Improvement of Recommendations for Potash Fertilizer Use and Adjustment of Currently Used Soil Potassium Test Interpretation Classes in Intensive Cropping Systems

The project has the following goals: a) determine optimal potash fertilizer rates for major crops in crop rotation that have a high demand for potassium, b) evaluate the validity of currently used soil test potassium interpretation classes for proper assessment of plant potassium requirements, c) develop proposals to the Ministry of Agriculture on possible fine-tuning of current practice to develop K fertilizers recommendations and adjustment of currently used soil test potassium interpretation classes. Locations of field experiments - Lipetsk, Voronezh, Belgorod, and Rostov Oblasts (Russia). Soil types - Chernozem soils with medium and “increased” (higher than medium) content of routinely extracted potassium. Crops - sugar beet, grain maize, rapeseed, soybean.


22 May 2017

2016 Annual Interpretive Summary

This five year project located in Lipetsk, Voronezh, Belgorod, and Rostov oblasts has a special focus on the efficiency of the direct and residual effects of potassium chloride (KCl) for three subsequent crops in rotation. The single application of KCl was only applied to the first crop in rotation (sugar beet, grain maize, rapeseed, or soybean). For the next two crops in rotation the residual effect of KCl was studied. The effect of four increasing KCl rates (from 30 to 280 kg K2O/ha) was studied on the background of optimal nitrogen and phosphorus (NP) rates and absolute control (without fertilizers). The project objectives were: 1) to determine the optimal application rates of KCl based on crop response to K application, crop quality, K balance, and economic parameters; and 2) to assess the suitability of the existing routine soil K test methods for predicting the soil K supply for crops.

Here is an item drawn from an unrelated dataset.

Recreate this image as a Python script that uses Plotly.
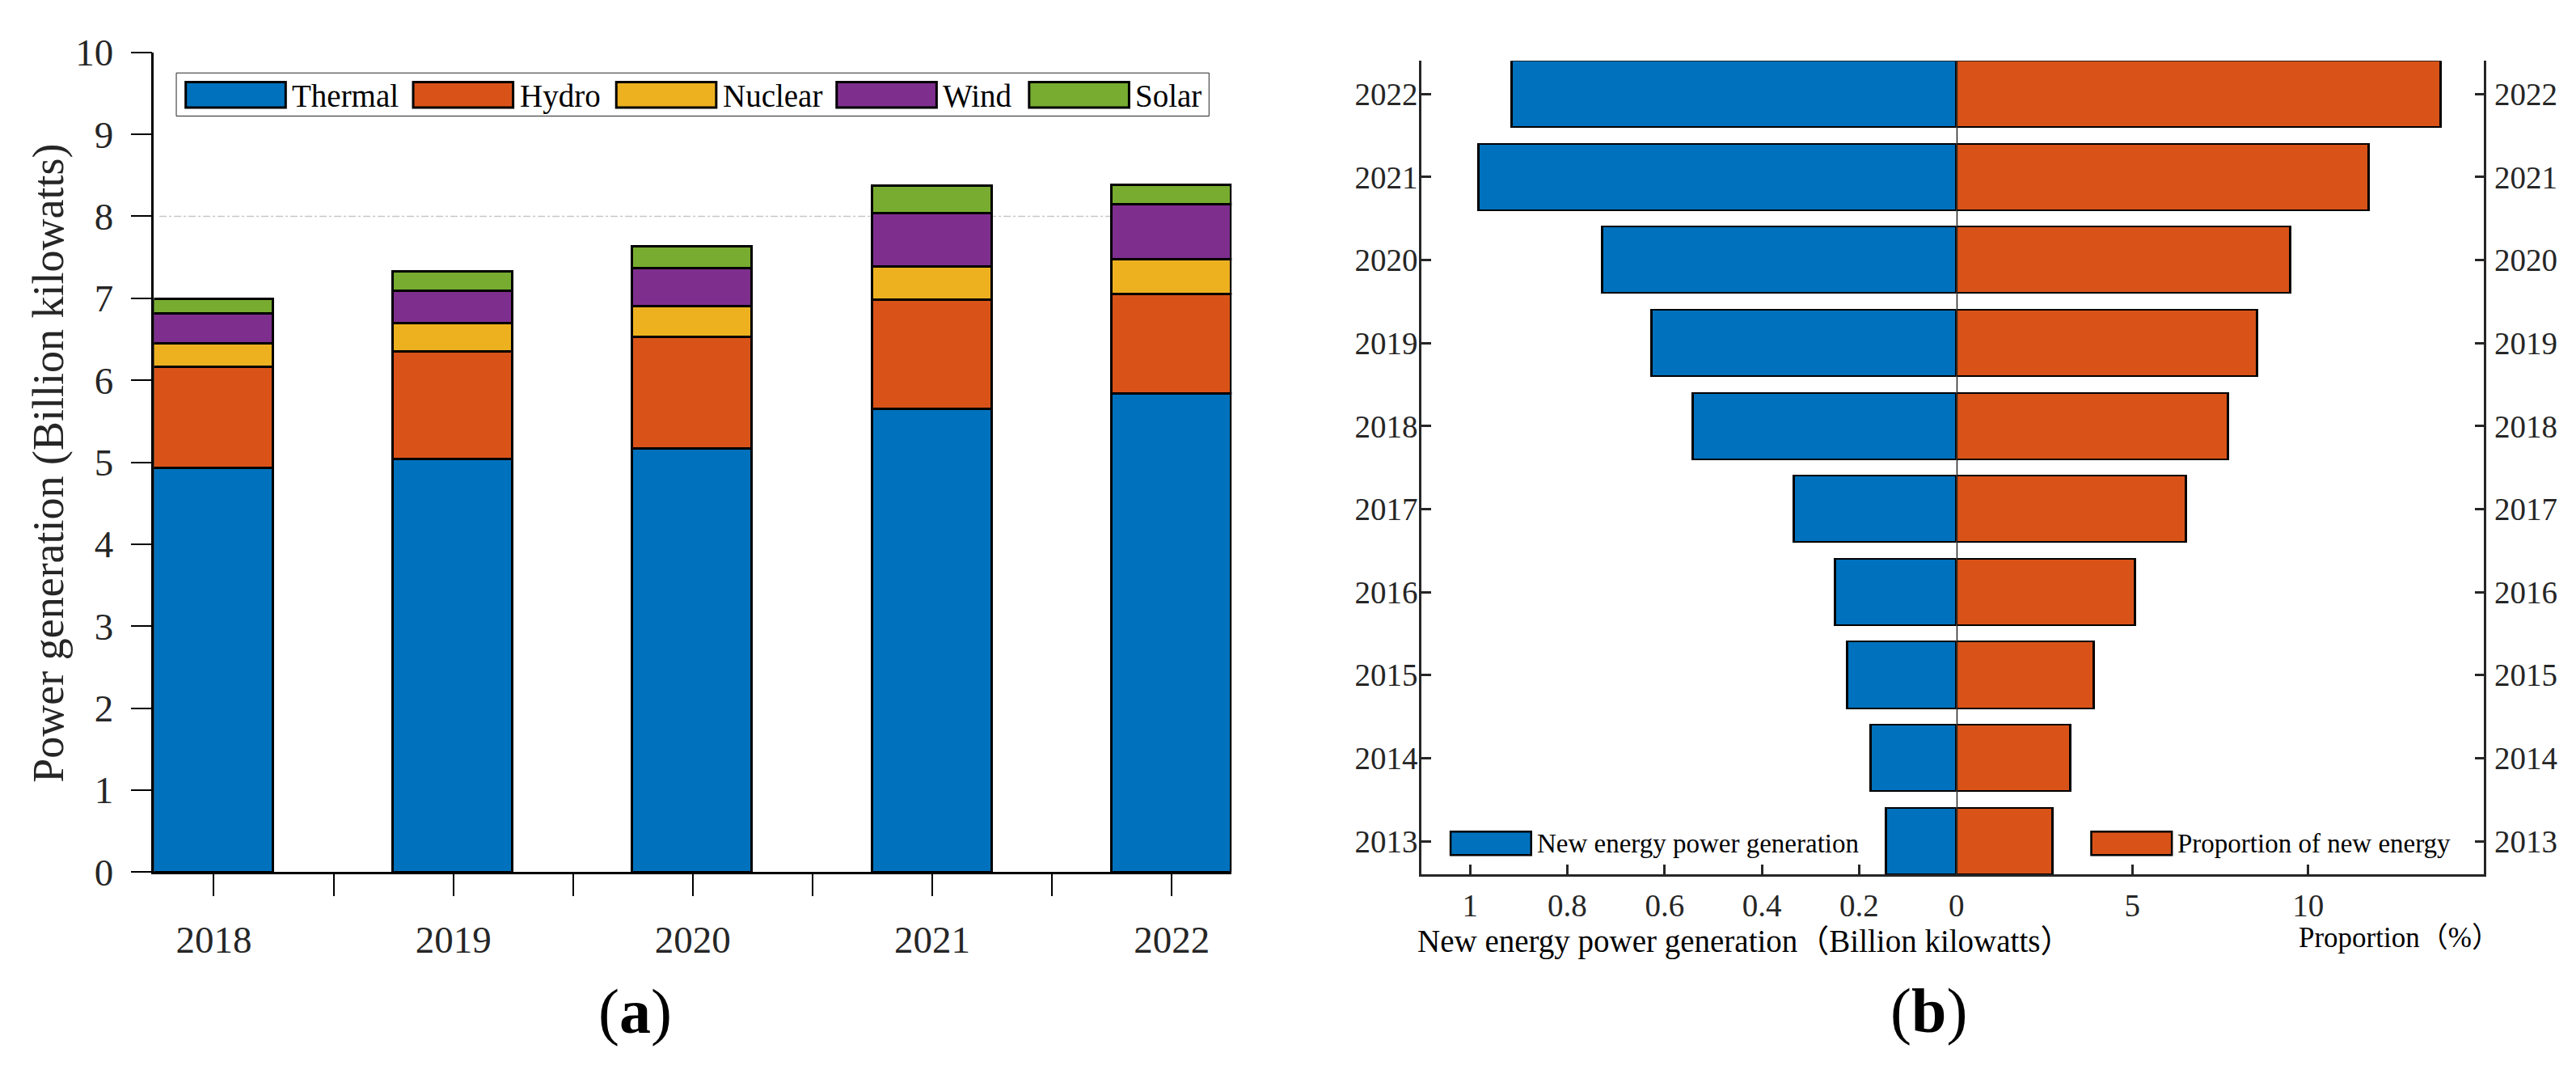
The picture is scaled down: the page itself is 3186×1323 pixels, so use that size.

In the soil samples collected at the beginning of the experiment (2012) and the next four seasons (2013 to 2016), exchangeable (1 M NH4OAc), mobile (0.5 N HAc or in 1% (NH4)2CO3), and easily exchangeable (0.01 M CaCl2) forms of K were determined. The results (2012 to 2016) showed that on chernozems with increased and medium soil K levels, the maximum yield increase due to K was for sugar beet (7.5 to 9.2 t/ha), followed by maize (1.3 t/ha), spring rape (0.2 t/ha), and soybean (0.1 t/ha). Average contribution of K to the yield increase was maximum for grain maize (18 %) followed by sugar beet (14 %), spring rape (13 %), and soybean (6 %). Significant residual effect of KCl applications resulted in substantial yield increase of the next crop in crop rotation – cereals, grain maize. or soybean. Potassium fertilization also substantially improved crop quality and profitability of crop production. The calculation of optimal application rates of K fertilizers using multi-criteria estimations shows that the optimal rate for sugar beet in Voronezh is 140 kg K2O/ha, with a possible increase to 210 kg K2O/ha in favorable years for crop development. In Lipetzk, optimal K fertilization for sugar beets is 280 kg K2O/ha. For the grain maize, the optimal rate is 120 kg K2O/ha (Voronezh).

In chernozem soils, the crop K supply can be predicted from the exchangeable K pool. In Central Russia (Lipetsk, Voronezh, and Belgorod) the 1 M NH4OAc soil test is the most predictive of sugarbeet and maize response to application of K fertilizers.